Good trading performance STEMs from a structured trading process, so you should have one or more specific rules for each stage of this process.

Before executing any trades, you need to decide on your criteria for making your trading decisions. Should you base your trades off fundamental analysis, or maybe political news or macroeconomic data? If so, then you need to understand these subjects and how markets react to specific news events.

Alternatively, of course, there’s technical analysis, whereby you base your decisions off charts and previous price action, but again, you need a set of specific rules to enable you to trade with a consistent strategy. Many traders combine both fundamental and technical analysis to initiate their positions, which, I believe, has merit.

Set-up

What needs to happen for you to say “Ah, this looks interesting! Here’s a potential trade.”? It may be a news event, a major macro data announcement (such as interest rates, employment data or inflation), or a chart level breakout. The key ingredient throughout is to fix specific and measurable rules (not rough guidelines that can be over-ridden on a whim with an emotional decision). For me, I may take a view on the potential direction of an asset (i.e. whether to be long or short) through fundamental analysis, but the actual execution of the trade is always technical, based off a very specific set of rules.

To take a simple example, let’s assume an asset has been trending higher, but has stopped at a certain price, let’s say 150. The chart is telling us that, although buyers are in long-term control, sellers are dominant at 150, willing to sell each time the price touches this level. However, the uptrend may still be in place, since each time the price pulls back from the 150 level, the selling is weaker and the price makes a higher short-term low. This clearly suggests that upward pressure remains, and there’s potential to profit from the uptrend if the price breaks higher.

Trigger

Once you’ve found a potential new trade set-up, the next step is to decide when to pull the trigger on the trade. However, there are two steps to this process… finger on trigger, then pull the trigger to execute.

Paddy Osborn

Paddy Osborn

Continuing the example above, the trigger would be to buy if the price breaks above the resistance level at 150. This would indicate that the sellers at 150 have been exhausted, and the buyers have re-established control of the uptrend.  Also, it is often the case that after pause in a trend such as this, the pent-up buying returns and the price surges higher. So the trigger for this trade is a breakout above 150.

Execution

We have a finger on the trigger, but now we need to decide when to squeeze it. What if the price touches 150.10 for 10 seconds only? Has our resistance level broken sufficiently to execute the trade? I’d say not, so you need to set rules to define exactly how far the price needs to break above 150 – or for how long it needs to stay above 150 – for you to execute the trade. You’re basically looking for sufficient evidence that the uptrend is continuing. Of course, the higher the price goes (or the longer it stays above 150), the more confident you can be that the breakout is valid, but the higher price you will need to pay.
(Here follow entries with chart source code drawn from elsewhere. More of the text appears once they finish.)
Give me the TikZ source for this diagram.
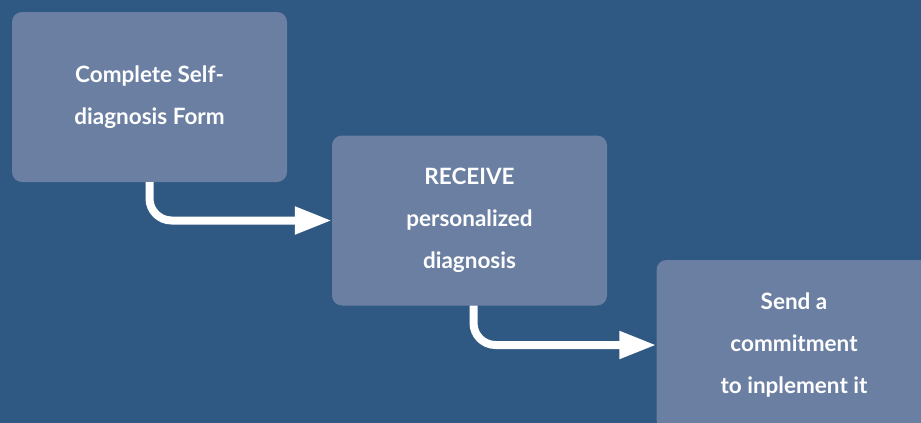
\documentclass[tikz,border=0pt]{standalone}
\usepackage{fontspec}
\setmainfont{Lato}
\usetikzlibrary{arrows.meta}

\definecolor{bgblue}{RGB}{47,89,130}
\definecolor{stepfill}{RGB}{107,127,163}

\begin{document}
\begin{tikzpicture}[x=1pt, y=-1pt,
    stepbox/.style={fill=stepfill, rounded corners=10pt, minimum width=275pt,
        minimum height=170pt, inner sep=0pt, text=white, align=center,
        font=\fontsize{22.5}{42}\selectfont\bfseries},
    flow/.style={draw=white, line width=8pt, rounded corners=22pt,
        -{Triangle[length=37pt, width=26pt]}}]

    % background
    \fill[bgblue] (0,0) rectangle (921,423);
    \useasboundingbox (0,0) rectangle (921,423);
    \clip (0,0) rectangle (921,423);

    % the three steps
    \node[stepbox] (form) at (149.5,97) {Complete Self-\\diagnosis Form};
    \node[stepbox] (receive) at (469.5,220.5) {RECEIVE\\personalized\\diagnosis};
    \node[stepbox] (commit) at (794,345) {Send a\\commitment\\to inplement it};

    % connectors
    \draw[flow] (form.south) |- (receive.west);
    \draw[flow] ([xshift=4pt]receive.south) |- (commit.west);
\end{tikzpicture}
\end{document}
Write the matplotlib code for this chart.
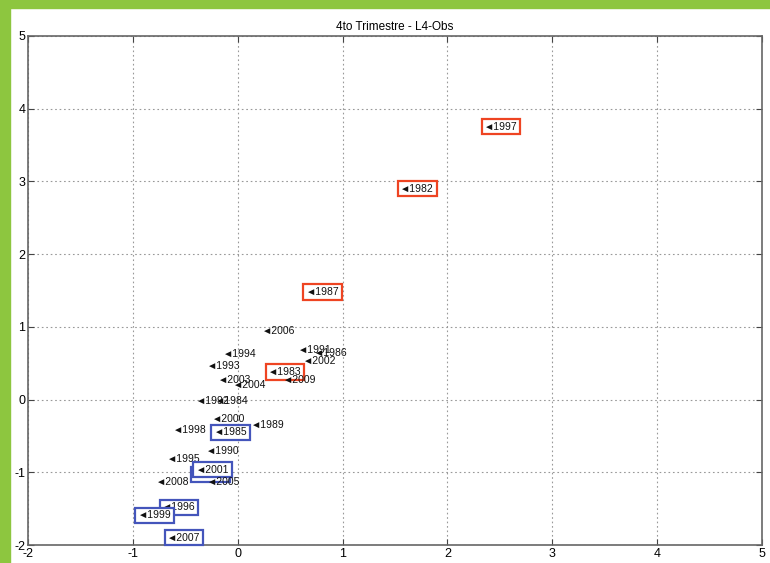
import matplotlib
matplotlib.use('Agg')
import matplotlib.pyplot as plt
from matplotlib.patches import Rectangle

plt.rcParams['axes.unicode_minus'] = False
plt.rcParams['font.family'] = ['Liberation Sans', 'DejaVu Sans']

# Data
years = ['1982', '1983', '1984', '1985', '1986', '1987', '1988', '1989', '1990',
         '1991', '1992', '1993', '1994', '1995', '1996', '1997', '1998', '1999',
         '2000', '2001', '2002', '2003', '2004', '2005', '2006', '2007', '2008', '2009']
x_vals = [1.55, 0.29, -0.22, -0.23, 0.73, 0.65, -0.42, 0.13, -0.30,
          0.57, -0.40, -0.29, -0.14, -0.67, -0.72, 2.35, -0.62, -0.95,
          -0.25, -0.40, 0.62, -0.19, -0.05, -0.29, 0.23, -0.67, -0.78, 0.43]
y_vals = [2.90, 0.38, -0.02, -0.45, 0.64, 1.48, -1.03, -0.35, -0.71,
          0.68, -0.02, 0.46, 0.63, -0.82, -1.48, 3.75, -0.42, -1.59,
          -0.27, -0.96, 0.53, 0.27, 0.20, -1.13, 0.94, -1.90, -1.13, 0.27]
red_years = ['1982', '1983', '1987', '1997']
blue_years = ['1985', '1988', '1996', '1999', '2001', '2007']

x_ticks = [-2, -1, 0, 1, 2, 3, 4, 5]
y_ticks = [-2, -1, 0, 1, 2, 3, 4, 5]

fig = plt.figure(figsize=(7.7, 5.63), dpi=100)

# green frame on left and top
fig.patches.append(Rectangle((0, 0), 10 / 770, 1, transform=fig.transFigure,
                             color='#8dc63f', zorder=-1))
fig.patches.append(Rectangle((0, 1 - 8 / 563), 1, 8 / 563, transform=fig.transFigure,
                             color='#8dc63f', zorder=-1))

ax = fig.add_axes([28 / 770, 1 - 545 / 563, 734 / 770, 509 / 563])
ax.set_xlim(-2, 5)
ax.set_ylim(-2, 5)
ax.set_xticks(x_ticks)
ax.set_yticks(y_ticks)
ax.tick_params(direction='in', length=4, labelsize=9, pad=2, top=True, right=True,
               color='#444444')
ax.grid(True, linestyle=(0, (1.5, 2.5)), color='#999999', linewidth=0.8)
for s in ax.spines.values():
    s.set_color('#666666')
    s.set_linewidth(1.2)

for yr, x, y in zip(years, x_vals, y_vals):
    bbox = None
    if yr in red_years:
        bbox = dict(boxstyle='square,pad=0.25', fc='white', ec='#ee4422', lw=1.6)
    elif yr in blue_years:
        bbox = dict(boxstyle='square,pad=0.25', fc='white', ec='#4455bb', lw=1.6)
    ax.text(x, y, '\u25c4' + yr, fontsize=7.5, ha='left', va='center',
            color='#111111', bbox=bbox)

ax.set_title('4to Trimestre - L4-Obs', fontsize=8.5, pad=4)

fig.savefig('out.png', dpi=100)
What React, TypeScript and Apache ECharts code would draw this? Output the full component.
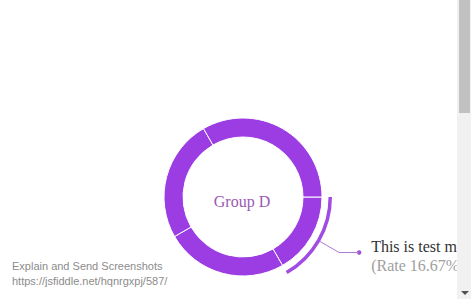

There’s no perfect solution to this decision, and it depends on many things, such as the amount of other supporting evidence that you have, your levels of aggression, and so on. The critical point here is to fix a set of specific rules and stick to those rules every time.

Management

Good trade management can save a bad trade, while poor trade management can turn an excellent trade entry into a loser. I could talk for days about in-trade management, since there are many different methods you can use, but the essential ingredient for every trade is a stop loss. This is an order to exit your position for a loss if the market doesn’t perform as expected. By setting a stop loss, you can fix your maximum risk on a trade, which is essential to preserving your capital and managing your overall risk limits. Some traders set their stop loss and target levels and let the trade run to its conclusion, while others manage their trades more actively, trailing stop losses, taking interim profits, or even adding to winning positions. No matter how you decide to manage each trade, it must be the same every time, following a structured and robust process.

Review

The final step in the process is to review every trade to see if you can learn anything, particularly from your losing trades. Are you sticking to your trading rules? Could you have done better? Should you have done the trade in the first place? Only by doing these reviews will you discover any patterns of errors in your trading, and hence be able to put them right. In this way, it’s possible to monitor the success of your strategy. If your trades are random and emotional, with lots of manual intervention, then there’s no fixed process for you to review. You also need to be honest with yourself, and face up to your bad decisions in order to learn from them.

In this way, using a structured and robust trading strategy, you’ll be able to develop your trading skills – and your profits – without the stress of a more random approach.